■ INFORMATION SHOWN:
──────
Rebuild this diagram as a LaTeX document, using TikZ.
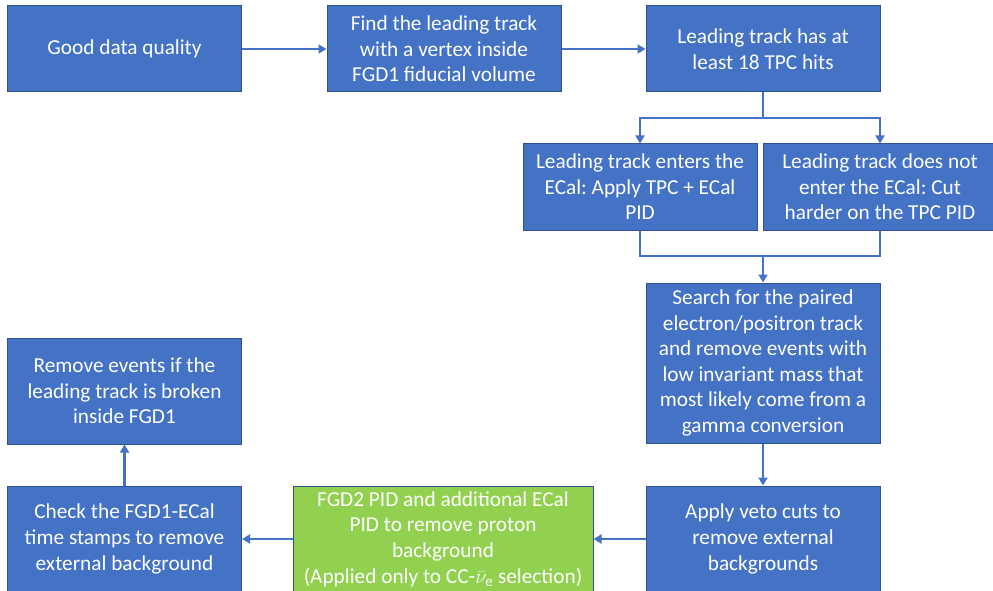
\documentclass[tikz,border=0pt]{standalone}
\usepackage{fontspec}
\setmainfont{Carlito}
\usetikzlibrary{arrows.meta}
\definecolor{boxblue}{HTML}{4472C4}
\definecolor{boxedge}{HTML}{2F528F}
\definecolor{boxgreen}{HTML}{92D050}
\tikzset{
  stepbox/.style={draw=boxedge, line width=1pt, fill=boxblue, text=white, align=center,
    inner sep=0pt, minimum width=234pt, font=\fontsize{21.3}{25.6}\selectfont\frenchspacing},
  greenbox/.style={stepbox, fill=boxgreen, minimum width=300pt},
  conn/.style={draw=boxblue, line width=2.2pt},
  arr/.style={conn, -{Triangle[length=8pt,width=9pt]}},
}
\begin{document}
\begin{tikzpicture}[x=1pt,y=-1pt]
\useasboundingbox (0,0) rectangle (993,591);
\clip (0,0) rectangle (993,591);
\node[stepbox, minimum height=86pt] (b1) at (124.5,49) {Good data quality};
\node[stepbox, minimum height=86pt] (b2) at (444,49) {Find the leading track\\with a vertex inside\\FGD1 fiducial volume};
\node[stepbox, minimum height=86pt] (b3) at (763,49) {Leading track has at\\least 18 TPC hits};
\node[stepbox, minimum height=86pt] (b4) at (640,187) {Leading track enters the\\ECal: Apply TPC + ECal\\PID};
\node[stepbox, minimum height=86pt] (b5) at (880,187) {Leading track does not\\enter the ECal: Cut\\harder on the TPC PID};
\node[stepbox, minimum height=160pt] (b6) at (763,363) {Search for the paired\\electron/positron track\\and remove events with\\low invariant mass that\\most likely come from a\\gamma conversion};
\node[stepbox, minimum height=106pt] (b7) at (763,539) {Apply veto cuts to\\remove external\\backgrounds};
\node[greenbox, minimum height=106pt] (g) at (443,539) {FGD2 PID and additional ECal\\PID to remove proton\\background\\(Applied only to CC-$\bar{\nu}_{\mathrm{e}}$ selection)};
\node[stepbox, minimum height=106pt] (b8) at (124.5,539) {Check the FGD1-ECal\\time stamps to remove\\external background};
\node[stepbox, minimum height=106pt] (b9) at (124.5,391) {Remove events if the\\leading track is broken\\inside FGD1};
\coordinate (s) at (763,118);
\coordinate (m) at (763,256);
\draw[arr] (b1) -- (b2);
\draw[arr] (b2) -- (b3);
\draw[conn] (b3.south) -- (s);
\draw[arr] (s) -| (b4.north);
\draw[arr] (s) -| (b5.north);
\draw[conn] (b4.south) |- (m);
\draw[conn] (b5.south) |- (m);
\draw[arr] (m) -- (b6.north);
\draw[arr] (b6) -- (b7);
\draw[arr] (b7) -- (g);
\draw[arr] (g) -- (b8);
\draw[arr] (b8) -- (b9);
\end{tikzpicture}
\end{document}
──────
■ TASK PROMPT:
Repeat the material exactly as it reads, without any of its pictures.

■ EXERCISE OUTPUT:
Rebuild this diagram as a LaTeX document, using TikZ.
\documentclass[tikz,border=0pt]{standalone}
\usepackage{fontspec}
\setmainfont{Carlito}
\usetikzlibrary{arrows.meta}
\definecolor{boxblue}{HTML}{4472C4}
\definecolor{boxedge}{HTML}{2F528F}
\definecolor{boxgreen}{HTML}{92D050}
\tikzset{
  stepbox/.style={draw=boxedge, line width=1pt, fill=boxblue, text=white, align=center,
    inner sep=0pt, minimum width=234pt, font=\fontsize{21.3}{25.6}\selectfont\frenchspacing},
  greenbox/.style={stepbox, fill=boxgreen, minimum width=300pt},
  conn/.style={draw=boxblue, line width=2.2pt},
  arr/.style={conn, -{Triangle[length=8pt,width=9pt]}},
}
\begin{document}
\begin{tikzpicture}[x=1pt,y=-1pt]
\useasboundingbox (0,0) rectangle (993,591);
\clip (0,0) rectangle (993,591);
\node[stepbox, minimum height=86pt] (b1) at (124.5,49) {Good data quality};
\node[stepbox, minimum height=86pt] (b2) at (444,49) {Find the leading track\\with a vertex inside\\FGD1 fiducial volume};
\node[stepbox, minimum height=86pt] (b3) at (763,49) {Leading track has at\\least 18 TPC hits};
\node[stepbox, minimum height=86pt] (b4) at (640,187) {Leading track enters the\\ECal: Apply TPC + ECal\\PID};
\node[stepbox, minimum height=86pt] (b5) at (880,187) {Leading track does not\\enter the ECal: Cut\\harder on the TPC PID};
\node[stepbox, minimum height=160pt] (b6) at (763,363) {Search for the paired\\electron/positron track\\and remove events with\\low invariant mass that\\most likely come from a\\gamma conversion};
\node[stepbox, minimum height=106pt] (b7) at (763,539) {Apply veto cuts to\\remove external\\backgrounds};
\node[greenbox, minimum height=106pt] (g) at (443,539) {FGD2 PID and additional ECal\\PID to remove proton\\background\\(Applied only to CC-$\bar{\nu}_{\mathrm{e}}$ selection)};
\node[stepbox, minimum height=106pt] (b8) at (124.5,539) {Check the FGD1-ECal\\time stamps to remove\\external background};
\node[stepbox, minimum height=106pt] (b9) at (124.5,391) {Remove events if the\\leading track is broken\\inside FGD1};
\coordinate (s) at (763,118);
\coordinate (m) at (763,256);
\draw[arr] (b1) -- (b2);
\draw[arr] (b2) -- (b3);
\draw[conn] (b3.south) -- (s);
\draw[arr] (s) -| (b4.north);
\draw[arr] (s) -| (b5.north);
\draw[conn] (b4.south) |- (m);
\draw[conn] (b5.south) |- (m);
\draw[arr] (m) -- (b6.north);
\draw[arr] (b6) -- (b7);
\draw[arr] (b7) -- (g);
\draw[arr] (g) -- (b8);
\draw[arr] (b8) -- (b9);
\end{tikzpicture}
\end{document}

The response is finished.